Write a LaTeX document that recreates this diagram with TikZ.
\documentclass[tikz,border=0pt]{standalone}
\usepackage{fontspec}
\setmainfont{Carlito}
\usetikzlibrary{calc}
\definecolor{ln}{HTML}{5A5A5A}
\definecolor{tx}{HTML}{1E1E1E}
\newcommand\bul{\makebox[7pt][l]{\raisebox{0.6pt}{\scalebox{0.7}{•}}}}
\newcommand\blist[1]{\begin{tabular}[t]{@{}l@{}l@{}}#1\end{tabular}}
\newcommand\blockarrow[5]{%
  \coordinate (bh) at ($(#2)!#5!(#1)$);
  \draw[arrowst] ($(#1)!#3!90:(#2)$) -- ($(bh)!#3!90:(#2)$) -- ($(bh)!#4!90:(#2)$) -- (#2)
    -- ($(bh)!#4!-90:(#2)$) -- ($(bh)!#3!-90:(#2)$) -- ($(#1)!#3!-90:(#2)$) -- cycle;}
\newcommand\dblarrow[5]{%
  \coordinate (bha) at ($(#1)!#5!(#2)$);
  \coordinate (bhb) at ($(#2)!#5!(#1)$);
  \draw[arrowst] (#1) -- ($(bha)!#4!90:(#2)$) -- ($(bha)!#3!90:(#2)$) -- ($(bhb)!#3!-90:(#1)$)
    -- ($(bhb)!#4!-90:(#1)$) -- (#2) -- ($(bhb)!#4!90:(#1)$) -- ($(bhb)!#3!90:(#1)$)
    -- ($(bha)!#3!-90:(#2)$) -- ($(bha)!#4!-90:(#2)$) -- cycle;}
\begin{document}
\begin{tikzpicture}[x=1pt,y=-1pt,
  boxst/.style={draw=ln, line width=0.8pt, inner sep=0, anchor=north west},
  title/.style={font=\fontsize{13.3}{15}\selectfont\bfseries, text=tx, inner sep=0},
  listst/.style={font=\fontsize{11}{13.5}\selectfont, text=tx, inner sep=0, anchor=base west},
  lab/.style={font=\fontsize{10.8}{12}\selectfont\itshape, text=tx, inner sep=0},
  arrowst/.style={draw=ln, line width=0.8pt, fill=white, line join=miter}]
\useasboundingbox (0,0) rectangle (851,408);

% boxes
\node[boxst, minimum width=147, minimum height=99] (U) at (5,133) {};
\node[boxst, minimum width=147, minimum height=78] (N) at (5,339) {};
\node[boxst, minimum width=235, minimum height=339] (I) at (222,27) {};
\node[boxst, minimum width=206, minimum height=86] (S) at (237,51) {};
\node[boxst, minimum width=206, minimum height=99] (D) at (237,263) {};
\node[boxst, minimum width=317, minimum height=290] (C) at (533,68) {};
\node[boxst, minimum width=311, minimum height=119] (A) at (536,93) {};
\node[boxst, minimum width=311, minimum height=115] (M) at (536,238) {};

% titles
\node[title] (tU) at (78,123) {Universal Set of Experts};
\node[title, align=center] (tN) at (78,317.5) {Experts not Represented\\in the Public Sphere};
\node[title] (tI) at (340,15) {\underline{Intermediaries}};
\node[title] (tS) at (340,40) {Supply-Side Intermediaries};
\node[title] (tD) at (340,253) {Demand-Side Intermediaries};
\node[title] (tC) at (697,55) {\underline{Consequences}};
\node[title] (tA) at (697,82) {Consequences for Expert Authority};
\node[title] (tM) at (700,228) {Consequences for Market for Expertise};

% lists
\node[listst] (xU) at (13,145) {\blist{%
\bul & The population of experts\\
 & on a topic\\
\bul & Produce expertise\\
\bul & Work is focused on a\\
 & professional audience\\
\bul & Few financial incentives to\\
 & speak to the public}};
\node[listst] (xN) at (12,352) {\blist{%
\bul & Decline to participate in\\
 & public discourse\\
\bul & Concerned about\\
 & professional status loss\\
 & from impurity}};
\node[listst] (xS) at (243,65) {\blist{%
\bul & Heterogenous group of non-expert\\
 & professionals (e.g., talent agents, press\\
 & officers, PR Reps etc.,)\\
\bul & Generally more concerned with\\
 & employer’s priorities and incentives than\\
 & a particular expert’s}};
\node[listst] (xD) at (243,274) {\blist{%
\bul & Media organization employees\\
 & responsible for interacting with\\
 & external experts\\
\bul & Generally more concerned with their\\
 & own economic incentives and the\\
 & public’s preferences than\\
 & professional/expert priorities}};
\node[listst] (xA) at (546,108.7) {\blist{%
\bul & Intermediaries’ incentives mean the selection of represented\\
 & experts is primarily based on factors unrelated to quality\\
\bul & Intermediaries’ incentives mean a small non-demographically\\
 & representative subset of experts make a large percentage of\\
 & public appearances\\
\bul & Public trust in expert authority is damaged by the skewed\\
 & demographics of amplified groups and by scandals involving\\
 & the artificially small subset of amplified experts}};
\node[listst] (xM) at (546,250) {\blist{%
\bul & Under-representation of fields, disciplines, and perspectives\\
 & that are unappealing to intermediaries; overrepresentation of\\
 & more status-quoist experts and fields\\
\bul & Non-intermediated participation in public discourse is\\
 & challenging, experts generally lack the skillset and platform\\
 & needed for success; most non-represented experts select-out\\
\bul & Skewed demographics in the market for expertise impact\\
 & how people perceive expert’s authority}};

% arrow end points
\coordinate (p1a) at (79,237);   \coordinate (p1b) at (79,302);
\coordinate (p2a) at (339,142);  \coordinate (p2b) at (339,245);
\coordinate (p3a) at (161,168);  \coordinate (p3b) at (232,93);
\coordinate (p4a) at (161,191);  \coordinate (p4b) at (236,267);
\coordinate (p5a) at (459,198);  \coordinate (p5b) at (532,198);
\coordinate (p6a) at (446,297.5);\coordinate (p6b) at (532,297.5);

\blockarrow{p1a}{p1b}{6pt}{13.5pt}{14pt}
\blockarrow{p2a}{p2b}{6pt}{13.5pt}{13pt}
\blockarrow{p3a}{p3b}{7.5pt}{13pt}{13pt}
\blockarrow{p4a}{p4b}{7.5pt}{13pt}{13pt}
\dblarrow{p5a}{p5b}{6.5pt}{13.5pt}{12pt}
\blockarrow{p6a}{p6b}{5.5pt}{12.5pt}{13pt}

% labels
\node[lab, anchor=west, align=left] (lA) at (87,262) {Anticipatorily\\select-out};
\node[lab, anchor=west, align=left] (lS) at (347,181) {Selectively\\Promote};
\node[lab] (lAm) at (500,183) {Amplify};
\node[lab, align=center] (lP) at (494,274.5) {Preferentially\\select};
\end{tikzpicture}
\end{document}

Task details »
Return all lines of the material above in which the word "with" occurs.

Solution »
Write a LaTeX document that recreates this diagram with TikZ.
\bul & Generally more concerned with\\
 & responsible for interacting with\\
\bul & Generally more concerned with their\\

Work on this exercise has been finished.